(Yicai Global) April 23 -- HNA Infrastructure Investment Group, a subsidiary of embattled conglomerate HNA Group, has turned its 2019 net profit projection into an expected loss of up to CNY1.25 billion (USD177 million) because of its parent's troubles with liquidity.
After deducting non-recurring gains and losses the loss would tally between CNY837 million and CNY1.1 billion, the Hainan-based airport and property management firm said in a statement yesterday. Shares in the company [SHA:600515] slumped 5.3 percent today to CNY4.65 (66 US cents).
HNA Infrastructure Investment in January projected a 2019 profit of between CNY200 million and CNY300 million, with an extra CNY49 million coming from non-recurring gains, but now needs to increase its allocation for related party receivables it expects to be withdrawn. This alone will slash CNY868 million from its earnings, the statement said.
Parent HNA Group racked up debts of CNY752 billion (USD108 billion) buying global assets across 44 market segments in 2016 and 2017, and wound up defaulting on more than CNY191 billion in bonds.
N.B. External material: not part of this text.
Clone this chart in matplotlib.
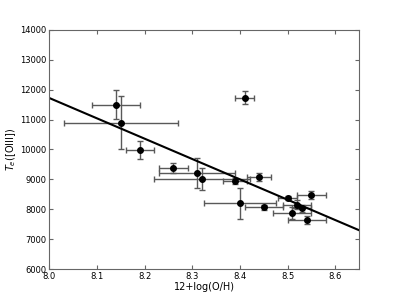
import numpy as np
import matplotlib
matplotlib.use("Agg")
import matplotlib.pyplot as plt

# 12+log(O/H) and Te([OIII]) with errors
oh = [8.14, 8.15, 8.19, 8.26, 8.31, 8.32, 8.39, 8.40, 8.41, 8.44, 8.45,
      8.50, 8.51, 8.52, 8.53, 8.54, 8.55]
oh_err = [0.05, 0.12, 0.03, 0.03, 0.08, 0.10, 0.025, 0.075, 0.02, 0.025, 0.04,
          0.02, 0.04, 0.03, 0.02, 0.04, 0.03]
te = [11500, 10900, 9970, 9370, 9200, 9010, 8950, 8200, 11730, 9090, 8065,
      8365, 7885, 8160, 8030, 7640, 8475]
te_err = [480, 900, 300, 170, 500, 370, 100, 520, 210, 140, 80,
          70, 200, 150, 120, 130, 140]

# linear fit Te = a*(12+log(O/H)) + b
fit = [-6800.0, 11720.0 + 6800.0 * 8.0]

fig = plt.figure(figsize=(3.99, 2.99), dpi=100)
ax = fig.add_axes([0.124, 0.1, 0.776, 0.8])

ax.errorbar(oh, te, xerr=oh_err, yerr=te_err, fmt='o', color='black',
            ecolor='0.35', elinewidth=1, capsize=2, capthick=1, markersize=4)

xx = np.array([8.0, 8.65])
ax.plot(xx, np.polyval(fit, xx), color='black', lw=1.5)

ax.set_xlim(8.0, 8.65)
ax.set_ylim(6000, 14000)
ax.set_xticks([8.0, 8.1, 8.2, 8.3, 8.4, 8.5, 8.6])
ax.set_yticks(np.arange(6000, 14001, 1000))
ax.tick_params(direction='in', top=True, right=True, labelsize=6, length=3,
               color='0.4', pad=2)
for s in ax.spines.values():
    s.set_color('0.4')
ax.set_xlabel('12+log(O/H)', fontsize=7, labelpad=1)
ax.set_ylabel(r'$T_e$([OIII])', fontsize=7, labelpad=2)

fig.savefig('out.png', dpi=100)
On April 15 this year, the firm unexpectedly asked creditors for one of its five-year bonds maturing that day to allow it to defer payments by a year, spurring panic over the possibility of more defaults.
Haikou Meilan International Airport and Sanya New Airport Investment Construction, both invested in by HNA Infrastructure Investment, have also altered their 2019 performance forecasts based on HNA Group, the statement added. They now expect to lose about CNY390 million.